Hey Brilliant Users!
So I am fairly inexperienced in dealing with tensors (aside from the usual scalars, vectors and linear maps) and am trying to understand the nature of these "objects" a little better. My understanding is as follows, and I'm really not sure if I'm interpreting this correctly so please correct me if I'm wrong:
A 0 order tensor is a scalar. A 1st order tensor is a vector. A second order tensor, by my reasoning, must always be representable as a matrix when one chooses to find such a representation, since every element requires two indices to specify. Now, if we continue this pattern, I reason that a 3rd order tensor must be some kind of geometric object. I imagine this object as a "cube" in which each face is a matrix. This is purely speculation, as I have no proof to back that last claim up but it seems to follow.

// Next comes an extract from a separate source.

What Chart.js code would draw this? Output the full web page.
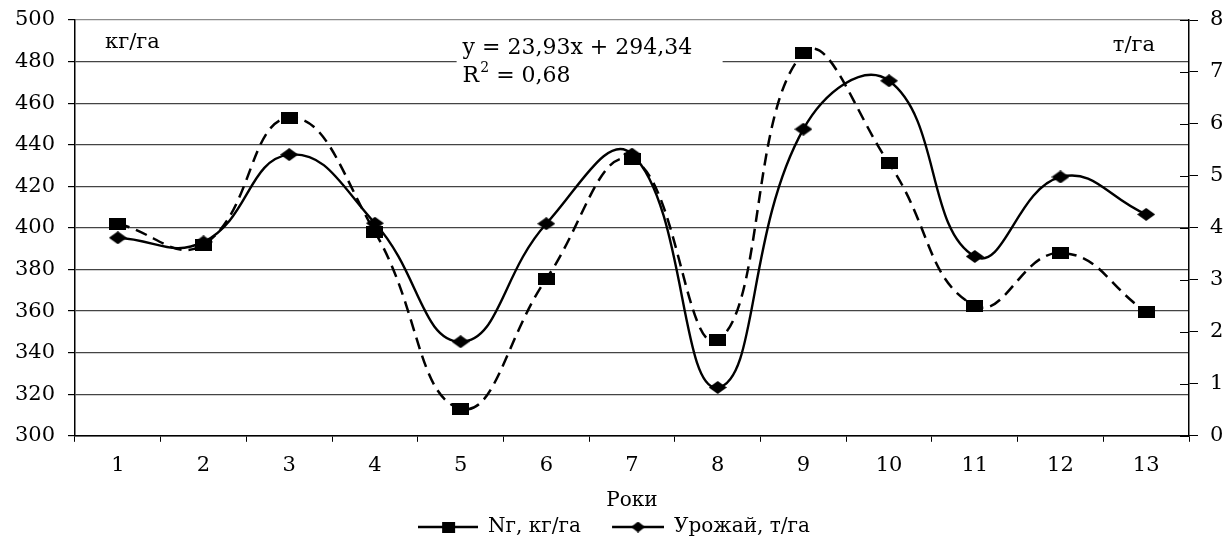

As many of you have read in my previous post, I am currently reading Spivak's "Calc on Manifolds" and have recently begun chapter 4, in which I have been formally introduced to tensors for the first time in their full generality. I take back everything I said about the book not being hard, I'll be the first to admit I'm having quite a bit of trouble intuitively understanding what the author is establishing concerning tensors. Any feedback whatsoever is, as usual, greatly appreciated.
I also want to take a brief moment to thank the Brilliant.org community. I've actually learned more from the users on here in the relatively brief time I've been a member of the site than I have from any teacher in any formal class. Great stuff guys!